Documentation for AwsS3JSONLoader

Functionality

This module extends AwsS3TextLoader to provide specialized handling for JSON files stored in AWS S3. It parses JSON content and supports filtering fields based on user-defined parameters.

Parameters

  • fields_to_keep: Optional list or set of field names to retain in the JSON.
  • retry_config: Optional configuration for retry strategies during loading.
  • features: Optional specification of expected dataset features.
  • encoding: Character encoding used for processing the JSON file.
  • kwargs: Additional parameters for AWS S3 credentials.

Usage

Purpose - To load and process JSON files from AWS S3 with optional field filtering, simplifying the extraction of relevant fields.

Example

loader = AwsS3JSONLoader(
    fields_to_keep=["id", "text"],
    aws_access_key_id="YOUR_KEY",
    aws_secret_access_key="YOUR_SECRET"
)
data = loader.load_items([
    S3FileMeta(bucket="my-bucket", file="data.json")
])

Documentation for AwsS3JSONLoader._filter_fields

Functionality

Filters a dictionary based on the fields_to_keep attribute. Only keys that exist in fields_to_keep are retained in the returned dictionary.

Parameters

  • item (dict): The dictionary to filter.

Return Value

  • dict: A new dictionary containing only the allowed fields from the original item.

Usage

Use this method to remove unwanted data from JSON records loaded from S3. Ensure that the instance's fields_to_keep is set before invoking this method.

Example

loader = AwsS3JSONLoader(fields_to_keep=["id", "text"])
filtered_item = loader._filter_fields(item)

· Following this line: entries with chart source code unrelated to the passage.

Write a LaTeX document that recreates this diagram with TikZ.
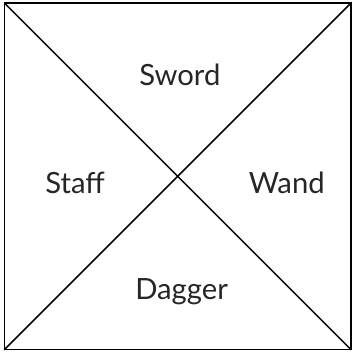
\documentclass[tikz,border=0pt]{standalone}
\usepackage{fontspec}
\setmainfont{Lato}
\usepackage{tikz}
\usetikzlibrary{positioning,calc}

\begin{document}
\begin{tikzpicture}[
  lbl/.style={font=\fontsize{23.5}{28}\selectfont, text=black!85},
  edge/.style={draw, line width=1.2pt}]
\useasboundingbox (0,0) rectangle (10,10);
\coordinate (sw) at (0.12,0.12);
\coordinate (se) at (9.92,0.12);
\coordinate (ne) at (9.92,9.92);
\coordinate (nw) at (0.12,9.92);
\draw[edge] (sw) rectangle (ne);
\draw[edge] (nw) -- (se);
\draw[edge] (sw) -- (ne);
\node[lbl] (sword) at (5.08,7.88) {Sword};
\node[lbl] (staff) at (2.12,4.83) {Staff};
\node[lbl] (wand) at (8.1,4.83) {Wand};
\node[lbl] (dagger) at (5.13,1.75) {Dagger};
\end{tikzpicture}
\end{document}
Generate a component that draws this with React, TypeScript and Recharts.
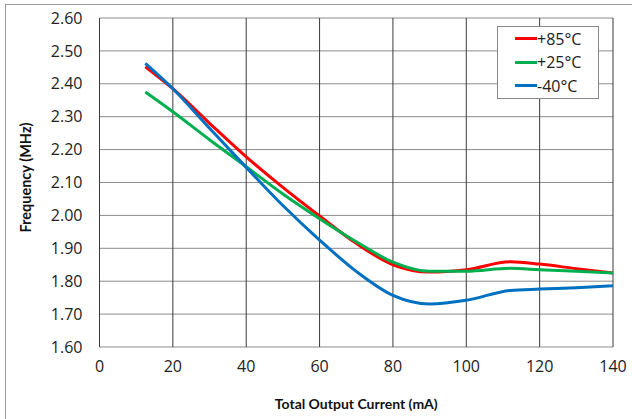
import React from "react";
import {
  LineChart,
  Line,
  XAxis,
  YAxis,
  CartesianGrid,
} from "recharts";

// current (mA) at which each curve was read
const currents = [12.5, 20, 30, 40, 50, 60, 70, 80, 90, 100, 112, 120, 130, 140];
const hot85 = [2.452, 2.385, 2.28, 2.178, 2.085, 1.998, 1.915, 1.85, 1.828, 1.835, 1.859, 1.852, 1.838, 1.825];
const room25 = [2.375, 2.315, 2.23, 2.148, 2.065, 1.99, 1.92, 1.858, 1.83, 1.83, 1.839, 1.835, 1.83, 1.825];
const cold40 = [2.462, 2.385, 2.265, 2.146, 2.03, 1.925, 1.83, 1.757, 1.731, 1.742, 1.772, 1.776, 1.78, 1.786];

const xTicks = [0, 20, 40, 60, 80, 100, 120, 140];
const yTicks = [1.6, 1.7, 1.8, 1.9, 2.0, 2.1, 2.2, 2.3, 2.4, 2.5, 2.6];

const series = [
  { key: "hot", name: "+85°C", color: "#ff0000" },
  { key: "room", name: "+25°C", color: "#00b050" },
  { key: "cold", name: "-40°C", color: "#0070c0" },
];

const data = currents.map((c, i) => ({
  current: c,
  hot: hot85[i],
  room: room25[i],
  cold: cold40[i],
}));

const font = "'Open Sans', sans-serif";
const labelFont = "Lato, 'Open Sans', sans-serif";

function LegendBox() {
  return (
    <div
      style={{
        position: "absolute",
        left: 497,
        top: 26,
        border: "1px solid #888",
        background: "#fff",
        width: 100,
        fontFamily: font,
        fontSize: 16,
        color: "#222",
      }}
    >
      {series.map((s) => (
        <div key={s.key} style={{ display: "flex", alignItems: "center", height: 23.5, paddingLeft: 17 }}>
          <span style={{ display: "inline-block", width: 22, height: 3, background: s.color }} />
          <span>{s.name}</span>
        </div>
      ))}
    </div>
  );
}

export default function App() {
  return (
    <div style={{ position: "absolute", left: 0, top: 0, width: 632, height: 419, overflow: "hidden", background: "#fff" }}>
      <div
        style={{
          position: "absolute",
          left: 5,
          top: 4,
          width: 640,
          height: 430,
          border: "1px solid #999",
        }}
      />
      <LineChart
        width={632}
        height={419}
        data={data}
        margin={{ top: 18, right: 19, bottom: 0, left: 0 }}
        style={{ position: "absolute", left: 0, top: 0 }}
      >
        <CartesianGrid vertical={false} stroke="#8c8c8c" strokeWidth={1} />
        <CartesianGrid horizontal={false} stroke="#3a3a3a" strokeWidth={1} />
        <XAxis
          dataKey="current"
          type="number"
          domain={[0, 140]}
          ticks={xTicks}
          height={72}
          axisLine={false}
          tickLine={false}
          tickSize={0}
          tickMargin={14}
          tick={{ fontSize: 16, fontFamily: font, fill: "#222" }}
          label={{
            value: "Total Output Current (mA)",
            position: "insideBottom",
            offset: 10,
            style: { fontSize: 14, fontWeight: 700, fontFamily: labelFont, fill: "#111" },
          }}
        />
        <YAxis
          type="number"
          domain={[1.6, 2.6]}
          ticks={yTicks}
          width={99.5}
          axisLine={false}
          tickLine={false}
          tickSize={0}
          tickMargin={17}
          tickFormatter={(v: number) => v.toFixed(2)}
          tick={{ fontSize: 16, fontFamily: font, fill: "#222" }}
          label={{
            value: "Frequency (MHz)",
            angle: -90,
            position: "insideLeft",
            offset: 26,
            dy: -5,
            style: { fontSize: 14.5, fontWeight: 700, fontFamily: labelFont, fill: "#111", textAnchor: "middle" },
          }}
        />
        {series.map((s) => (
          <Line
            key={s.key}
            type="monotone"
            dataKey={s.key}
            name={s.name}
            stroke={s.color}
            strokeWidth={3}
            dot={false}
            isAnimationActive={false}
          />
        ))}
      </LineChart>
      <LegendBox />
    </div>
  );
}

Documentation for AwsS3JSONLoader._get_item

Functionality

Processes a BytesIO object containing JSON data. Overrides the parent method to decode the file, parse it into a JSON object, and filter its fields when 'fields_to_keep' is set.

Parameters

  • file: A BytesIO object that holds the downloaded JSON data.

Usage

  • Purpose: Convert file contents to a JSON object with optional field filtering based on the provided configuration.

Example

# Instantiate loader to keep only 'id' and 'text'
loader = AwsS3JSONLoader(
    fields_to_keep=["id", "text"],
    aws_access_key_id="YOUR_KEY",
    aws_secret_access_key="YOUR_SECRET"
)
item = loader.load_items([
    S3FileMeta(bucket="my-bucket", file="data.json")
])